Carry none of the pictures over; write out the complete data exactly.

---

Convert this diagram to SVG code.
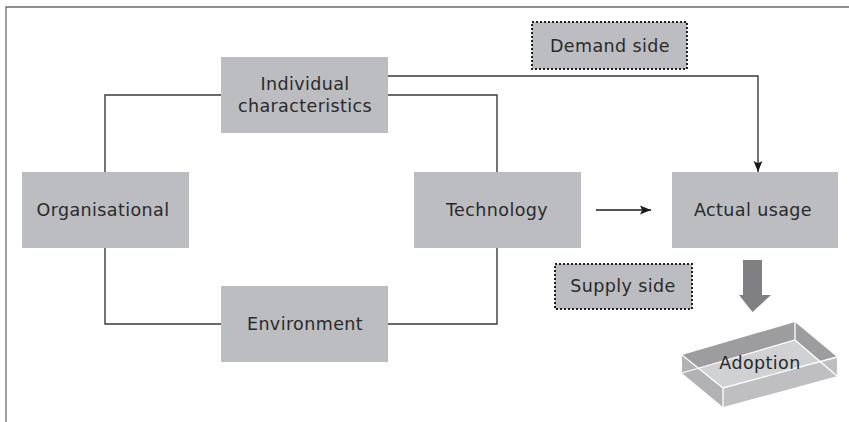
<svg xmlns="http://www.w3.org/2000/svg" width="849" height="422" viewBox="0 0 849 422">
<defs>
<style>
.box{fill:#bcbdc0;}
.dot{fill:#bcbdc0;stroke:#231f20;stroke-width:2;stroke-dasharray:2 2;}
.lbl{font-family:"DejaVu Sans","Liberation Sans",sans-serif;font-size:17.5px;fill:#2a2a2a;text-anchor:middle;letter-spacing:0.4px;}
.conn{fill:none;stroke:#3a3a3a;stroke-width:1.4;}
.wl{fill:none;stroke:#ffffff;stroke-width:1.3;}
</style>
<marker id="ah" viewBox="0 0 10 10" refX="10" refY="5" markerWidth="11" markerHeight="11" markerUnits="userSpaceOnUse" orient="auto">
<path d="M0,1 L10,5 L0,9 L2,5 Z" fill="#1a1a1a"/>
</marker>
</defs>
<rect width="849" height="422" fill="#ffffff"/>
<path d="M6,422 V7 H849" fill="none" stroke="#6a6a6a" stroke-width="1.3"/>
<g id="connectors">
<path class="conn" d="M221,95 H105 V172"/>
<path class="conn" d="M105,248 V324 H221"/>
<path class="conn" d="M388,324 H497 V248"/>
<path class="conn" d="M497,172 V95 H388"/>
<path class="conn" d="M388,76 H758 V172" marker-end="url(#ah)"/>
<path d="M596,210 H651" fill="none" stroke="#1a1a1a" stroke-width="1.4" marker-end="url(#ah)"/>
<path d="M743,260 H762 V295 H771 L752.5,312 L739,295 H743 Z" fill="#808083"/>
</g>
<g id="individual">
<rect class="box" x="221" y="57" width="167" height="76"/>
<text class="lbl" x="305" y="89.5">Individual</text>
<text class="lbl" x="305" y="112">characteristics</text>
</g>
<g id="organisational">
<rect class="box" x="22" y="172" width="167" height="76"/>
<text class="lbl" x="103" y="216">Organisational</text>
</g>
<g id="environment">
<rect class="box" x="221" y="286" width="167" height="76"/>
<text class="lbl" x="305" y="330">Environment</text>
</g>
<g id="technology">
<rect class="box" x="414" y="172" width="167" height="76"/>
<text class="lbl" x="497" y="216">Technology</text>
</g>
<g id="actual-usage">
<rect class="box" x="672" y="172" width="166" height="76"/>
<text class="lbl" x="753" y="216">Actual usage</text>
</g>
<g id="demand-side">
<rect class="dot" x="532" y="22" width="155" height="47"/>
<text class="lbl" x="610" y="52">Demand side</text>
</g>
<g id="supply-side">
<rect class="dot" x="555" y="264" width="137" height="45"/>
<text class="lbl" x="623" y="292">Supply side</text>
</g>
<g id="adoption">
<polygon points="682,355 795,322 795,340 682,373" fill="#9d9d9f"/>
<polygon points="795,322 837,357 837,376 795,340" fill="#9d9d9f"/>
<polygon points="682,373 795,340 837,376 723,407" fill="#d0d1d3"/>
<polygon points="682,355 723,388 723,407 682,373" fill="#b2b2b4"/>
<polygon points="723,388 837,357 837,376 723,407" fill="#bfbfc1"/>
<path class="wl" d="M682,373 L795,340 L837,376 M795,322 V340 M682,355 L723,388 L837,357 M723,388 V407"/>
<text class="lbl" x="760" y="369">Adoption</text>
</g>
</svg>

---

■ Result ■
Convert this diagram to SVG code.
<svg xmlns="http://www.w3.org/2000/svg" width="849" height="422" viewBox="0 0 849 422">
<defs>
<style>
.box{fill:#bcbdc0;}
.dot{fill:#bcbdc0;stroke:#231f20;stroke-width:2;stroke-dasharray:2 2;}
.lbl{font-family:"DejaVu Sans","Liberation Sans",sans-serif;font-size:17.5px;fill:#2a2a2a;text-anchor:middle;letter-spacing:0.4px;}
.conn{fill:none;stroke:#3a3a3a;stroke-width:1.4;}
.wl{fill:none;stroke:#ffffff;stroke-width:1.3;}
</style>
<marker id="ah" viewBox="0 0 10 10" refX="10" refY="5" markerWidth="11" markerHeight="11" markerUnits="userSpaceOnUse" orient="auto">
<path d="M0,1 L10,5 L0,9 L2,5 Z" fill="#1a1a1a"/>
</marker>
</defs>
<rect width="849" height="422" fill="#ffffff"/>
<path d="M6,422 V7 H849" fill="none" stroke="#6a6a6a" stroke-width="1.3"/>
<g id="connectors">
<path class="conn" d="M221,95 H105 V172"/>
<path class="conn" d="M105,248 V324 H221"/>
<path class="conn" d="M388,324 H497 V248"/>
<path class="conn" d="M497,172 V95 H388"/>
<path class="conn" d="M388,76 H758 V172" marker-end="url(#ah)"/>
<path d="M596,210 H651" fill="none" stroke="#1a1a1a" stroke-width="1.4" marker-end="url(#ah)"/>
<path d="M743,260 H762 V295 H771 L752.5,312 L739,295 H743 Z" fill="#808083"/>
</g>
<g id="individual">
<rect class="box" x="221" y="57" width="167" height="76"/>
<text class="lbl" x="305" y="89.5">Individual</text>
<text class="lbl" x="305" y="112">characteristics</text>
</g>
<g id="organisational">
<rect class="box" x="22" y="172" width="167" height="76"/>
<text class="lbl" x="103" y="216">Organisational</text>
</g>
<g id="environment">
<rect class="box" x="221" y="286" width="167" height="76"/>
<text class="lbl" x="305" y="330">Environment</text>
</g>
<g id="technology">
<rect class="box" x="414" y="172" width="167" height="76"/>
<text class="lbl" x="497" y="216">Technology</text>
</g>
<g id="actual-usage">
<rect class="box" x="672" y="172" width="166" height="76"/>
<text class="lbl" x="753" y="216">Actual usage</text>
</g>
<g id="demand-side">
<rect class="dot" x="532" y="22" width="155" height="47"/>
<text class="lbl" x="610" y="52">Demand side</text>
</g>
<g id="supply-side">
<rect class="dot" x="555" y="264" width="137" height="45"/>
<text class="lbl" x="623" y="292">Supply side</text>
</g>
<g id="adoption">
<polygon points="682,355 795,322 795,340 682,373" fill="#9d9d9f"/>
<polygon points="795,322 837,357 837,376 795,340" fill="#9d9d9f"/>
<polygon points="682,373 795,340 837,376 723,407" fill="#d0d1d3"/>
<polygon points="682,355 723,388 723,407 682,373" fill="#b2b2b4"/>
<polygon points="723,388 837,357 837,376 723,407" fill="#bfbfc1"/>
<path class="wl" d="M682,373 L795,340 L837,376 M795,322 V340 M682,355 L723,388 L837,357 M723,388 V407"/>
<text class="lbl" x="760" y="369">Adoption</text>
</g>
</svg>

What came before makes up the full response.